Characteristics of small devices having sizes of the de Broglie wavelength (～0.1μm) can directly reflect the features of fundamental quanta such as electrons, spins and photons. Precise control over the quantum properties can give rise to innovation in information security and information technology.
This project aimed to make artificial atoms (quantum dots) using semiconductors, and then to explore quantum physics and to build up new concepts of quantum information technology. The project developed two quantum dots having micrometer-sized magnet and succeeded nondestructive readout of electron spins from the quantum dots by controlling them individually. The project also created three quantum dots necessary for quantum error correction, explored the physical phenomenon, and acquired principles for quantum gate configuration to implement multiple quantum bits. In addition, the project gained many toeholds in quantum information technology such as quantum information transfer, detection and control of nuclear spins, and so on.
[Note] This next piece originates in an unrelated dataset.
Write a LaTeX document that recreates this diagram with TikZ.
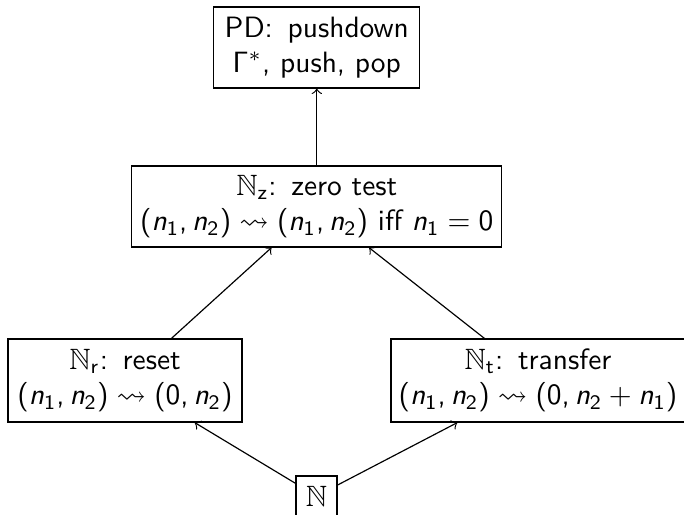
\documentclass[tikz,border=0pt]{standalone}
\usepackage{amssymb}
\DeclareSymbolFont{sfop}{OT1}{cmss}{m}{n}
\DeclareSymbolFont{sfit}{OT1}{cmss}{m}{sl}
\SetSymbolFont{operators}{normal}{OT1}{cmss}{m}{n}
\DeclareMathSymbol{n}{\mathalpha}{sfit}{`n}
\DeclareMathSymbol{,}{\mathpunct}{sfop}{`,}
\begin{document}
\begin{tikzpicture}[x=0.34pt,y=-0.34pt,
  box/.style={draw, line width=0.4pt, inner sep=0pt, align=center,
    font=\sffamily},
  link/.style={->, line width=0.4pt}]
\useasboundingbox (0,0) rectangle (684,514);
\node[box, minimum width=206*0.34pt, minimum height=81*0.34pt] (pd) at (316.8,47.5)
  {PD:\enspace pushdown\\ $\Gamma^*$, push, pop};
\node[box, minimum width=370*0.34pt, minimum height=81*0.34pt] (z) at (316.8,206.5)
  {$\mathbb{N}_{\mathsf{z}}$:\enspace zero test\\ $(n_1,n_2)\leadsto(n_1,n_2)$ iff $n_1=0$};
\node[box, minimum width=234*0.34pt, minimum height=83*0.34pt] (r) at (125,380.5)
  {$\mathbb{N}_{\mathsf{r}}$:\enspace reset\\ $(n_1,n_2)\leadsto(0,n_2)$};
\node[box, minimum width=294*0.34pt, minimum height=83*0.34pt] (t) at (538,380.5)
  {$\mathbb{N}_{\mathsf{t}}$:\enspace transfer\\ $(n_1,n_2)\leadsto(0,n_2+n_1)$};
\node[box, minimum width=41*0.34pt, minimum height=40*0.34pt] (n) at (316.5,496)
  {$\mathbb{N}$};
\draw[link] (z) -- (pd);
\draw[link] (r) -- (z);
\draw[link] (t) -- (z);
\draw[link] (n) -- (r);
\draw[link] (n) -- (t);
\end{tikzpicture}
\end{document}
This research project was jointly carried out with the Delft University of Technology in Netherlands and the University of Basel in Switzerland. The Japanese research group studied the fundamental physical properties of the quantum-dot-spins and quantum information processing. The Dutch research group worked on coherence-breaking in quantum dots for implementing quantum information processing and quantum physics in novel quantum substances such as carbon nanotubes. The Swiss research group developed new theories for supporting quantum information technology such as a theoretical proposal to experiments. These achievements from this research project are expected to apply to quantum computers and quantum communication in the future.